[DATA SEGMENT]:
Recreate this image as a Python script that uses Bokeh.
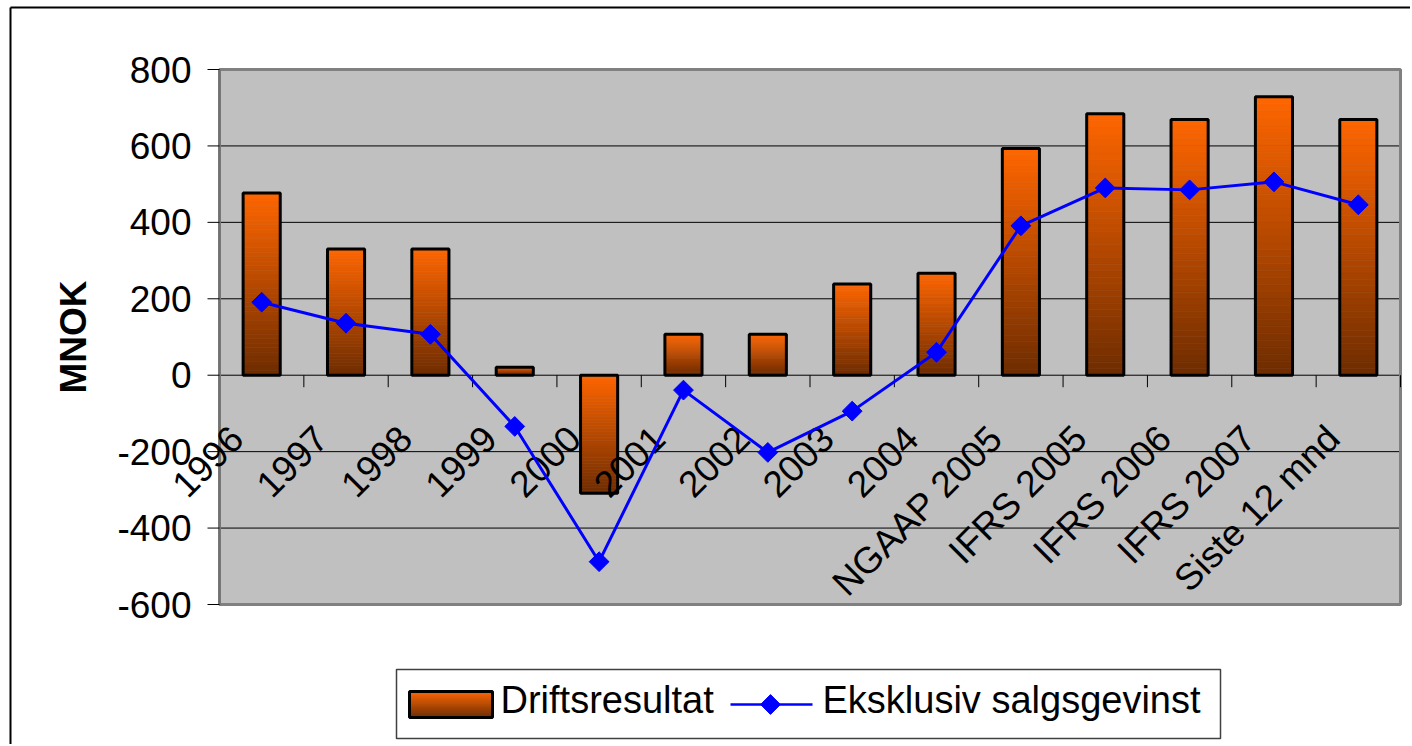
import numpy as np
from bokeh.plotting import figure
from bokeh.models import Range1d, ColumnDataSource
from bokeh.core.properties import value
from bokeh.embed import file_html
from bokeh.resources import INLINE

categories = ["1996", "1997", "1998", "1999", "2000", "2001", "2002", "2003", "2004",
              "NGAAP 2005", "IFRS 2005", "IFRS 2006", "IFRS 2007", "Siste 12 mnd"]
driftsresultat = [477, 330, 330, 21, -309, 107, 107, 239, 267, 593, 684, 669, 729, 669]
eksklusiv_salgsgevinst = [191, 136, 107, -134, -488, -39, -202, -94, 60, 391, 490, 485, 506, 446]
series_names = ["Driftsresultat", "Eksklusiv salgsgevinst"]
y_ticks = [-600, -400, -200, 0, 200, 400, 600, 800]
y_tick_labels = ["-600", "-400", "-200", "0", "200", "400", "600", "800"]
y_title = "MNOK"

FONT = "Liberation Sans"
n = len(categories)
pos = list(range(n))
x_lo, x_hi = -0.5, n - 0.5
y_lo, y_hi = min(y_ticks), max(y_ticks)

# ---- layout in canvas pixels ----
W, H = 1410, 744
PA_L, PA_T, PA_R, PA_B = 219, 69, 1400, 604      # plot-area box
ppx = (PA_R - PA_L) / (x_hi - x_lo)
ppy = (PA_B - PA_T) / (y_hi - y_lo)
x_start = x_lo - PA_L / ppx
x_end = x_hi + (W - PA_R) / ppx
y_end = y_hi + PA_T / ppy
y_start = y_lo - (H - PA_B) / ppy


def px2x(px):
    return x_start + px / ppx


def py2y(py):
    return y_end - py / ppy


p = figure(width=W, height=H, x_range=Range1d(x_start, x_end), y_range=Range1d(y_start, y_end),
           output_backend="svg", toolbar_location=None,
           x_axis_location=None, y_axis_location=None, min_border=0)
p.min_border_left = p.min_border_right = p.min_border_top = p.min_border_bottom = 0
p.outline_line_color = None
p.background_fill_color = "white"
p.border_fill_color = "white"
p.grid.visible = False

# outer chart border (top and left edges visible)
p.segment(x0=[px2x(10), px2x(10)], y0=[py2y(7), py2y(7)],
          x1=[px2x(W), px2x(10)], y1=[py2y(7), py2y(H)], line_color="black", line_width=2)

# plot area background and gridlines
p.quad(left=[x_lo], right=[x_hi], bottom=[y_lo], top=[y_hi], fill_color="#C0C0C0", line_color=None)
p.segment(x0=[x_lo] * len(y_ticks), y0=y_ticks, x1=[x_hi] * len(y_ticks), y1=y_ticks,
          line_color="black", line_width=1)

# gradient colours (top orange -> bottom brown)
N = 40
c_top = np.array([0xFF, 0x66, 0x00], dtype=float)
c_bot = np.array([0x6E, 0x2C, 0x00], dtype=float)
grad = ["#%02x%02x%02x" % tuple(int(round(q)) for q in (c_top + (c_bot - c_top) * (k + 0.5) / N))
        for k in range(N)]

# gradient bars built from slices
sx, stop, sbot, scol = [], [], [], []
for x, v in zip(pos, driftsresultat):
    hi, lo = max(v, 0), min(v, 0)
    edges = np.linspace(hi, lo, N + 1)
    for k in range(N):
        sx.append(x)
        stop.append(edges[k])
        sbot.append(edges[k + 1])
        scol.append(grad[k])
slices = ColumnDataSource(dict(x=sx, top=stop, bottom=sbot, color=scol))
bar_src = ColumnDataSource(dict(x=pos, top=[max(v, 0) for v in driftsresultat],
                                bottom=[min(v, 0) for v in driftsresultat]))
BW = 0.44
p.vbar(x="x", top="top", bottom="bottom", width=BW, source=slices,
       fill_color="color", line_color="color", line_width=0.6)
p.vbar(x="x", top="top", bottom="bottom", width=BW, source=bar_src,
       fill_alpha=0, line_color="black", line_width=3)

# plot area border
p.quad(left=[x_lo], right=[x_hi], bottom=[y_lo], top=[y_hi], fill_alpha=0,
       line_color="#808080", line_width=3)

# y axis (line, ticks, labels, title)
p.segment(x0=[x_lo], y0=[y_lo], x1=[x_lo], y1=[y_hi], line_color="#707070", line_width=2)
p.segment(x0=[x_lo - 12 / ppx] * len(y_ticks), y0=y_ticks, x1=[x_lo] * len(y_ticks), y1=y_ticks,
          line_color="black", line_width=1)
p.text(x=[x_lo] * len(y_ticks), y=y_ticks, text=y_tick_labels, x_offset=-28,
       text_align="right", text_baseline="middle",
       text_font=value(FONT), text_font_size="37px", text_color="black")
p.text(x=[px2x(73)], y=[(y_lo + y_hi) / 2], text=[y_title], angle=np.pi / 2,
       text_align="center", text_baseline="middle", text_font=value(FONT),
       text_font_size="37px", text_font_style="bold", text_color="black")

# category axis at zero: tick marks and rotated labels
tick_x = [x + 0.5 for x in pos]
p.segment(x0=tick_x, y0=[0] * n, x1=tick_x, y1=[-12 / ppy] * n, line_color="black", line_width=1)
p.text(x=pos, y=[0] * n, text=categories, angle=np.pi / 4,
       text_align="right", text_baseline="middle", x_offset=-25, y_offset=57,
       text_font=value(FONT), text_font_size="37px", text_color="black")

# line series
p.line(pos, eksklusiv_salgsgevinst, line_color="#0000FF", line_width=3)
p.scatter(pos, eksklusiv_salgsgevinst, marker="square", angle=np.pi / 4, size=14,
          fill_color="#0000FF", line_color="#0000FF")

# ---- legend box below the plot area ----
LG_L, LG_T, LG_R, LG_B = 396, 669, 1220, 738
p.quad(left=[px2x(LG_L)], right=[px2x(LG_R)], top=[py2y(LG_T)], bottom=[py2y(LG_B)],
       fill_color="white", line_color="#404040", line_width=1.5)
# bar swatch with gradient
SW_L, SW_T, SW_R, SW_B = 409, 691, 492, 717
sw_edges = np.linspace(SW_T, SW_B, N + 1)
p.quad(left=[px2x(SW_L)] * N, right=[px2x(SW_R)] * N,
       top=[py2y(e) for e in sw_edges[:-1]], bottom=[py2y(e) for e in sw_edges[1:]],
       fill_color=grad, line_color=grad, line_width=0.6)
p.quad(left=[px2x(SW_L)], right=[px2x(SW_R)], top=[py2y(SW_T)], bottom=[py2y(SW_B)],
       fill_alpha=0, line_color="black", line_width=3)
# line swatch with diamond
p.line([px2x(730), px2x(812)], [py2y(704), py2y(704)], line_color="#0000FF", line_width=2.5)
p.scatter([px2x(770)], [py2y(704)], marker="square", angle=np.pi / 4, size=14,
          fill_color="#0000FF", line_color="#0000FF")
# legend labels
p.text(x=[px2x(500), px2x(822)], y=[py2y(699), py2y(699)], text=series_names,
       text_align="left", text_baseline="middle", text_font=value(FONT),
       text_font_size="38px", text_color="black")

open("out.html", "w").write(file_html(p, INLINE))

[DIRECTIONS FOR THIS TASK]:
Up to and including the line containing "return y_end - py / ppy", repeat every line from the start of the data, but none of the pictures.

[EXERCISE OUTPUT]:
Recreate this image as a Python script that uses Bokeh.
import numpy as np
from bokeh.plotting import figure
from bokeh.models import Range1d, ColumnDataSource
from bokeh.core.properties import value
from bokeh.embed import file_html
from bokeh.resources import INLINE

categories = ["1996", "1997", "1998", "1999", "2000", "2001", "2002", "2003", "2004",
              "NGAAP 2005", "IFRS 2005", "IFRS 2006", "IFRS 2007", "Siste 12 mnd"]
driftsresultat = [477, 330, 330, 21, -309, 107, 107, 239, 267, 593, 684, 669, 729, 669]
eksklusiv_salgsgevinst = [191, 136, 107, -134, -488, -39, -202, -94, 60, 391, 490, 485, 506, 446]
series_names = ["Driftsresultat", "Eksklusiv salgsgevinst"]
y_ticks = [-600, -400, -200, 0, 200, 400, 600, 800]
y_tick_labels = ["-600", "-400", "-200", "0", "200", "400", "600", "800"]
y_title = "MNOK"

FONT = "Liberation Sans"
n = len(categories)
pos = list(range(n))
x_lo, x_hi = -0.5, n - 0.5
y_lo, y_hi = min(y_ticks), max(y_ticks)

# ---- layout in canvas pixels ----
W, H = 1410, 744
PA_L, PA_T, PA_R, PA_B = 219, 69, 1400, 604      # plot-area box
ppx = (PA_R - PA_L) / (x_hi - x_lo)
ppy = (PA_B - PA_T) / (y_hi - y_lo)
x_start = x_lo - PA_L / ppx
x_end = x_hi + (W - PA_R) / ppx
y_end = y_hi + PA_T / ppy
y_start = y_lo - (H - PA_B) / ppy


def px2x(px):
    return x_start + px / ppx


def py2y(py):
    return y_end - py / ppy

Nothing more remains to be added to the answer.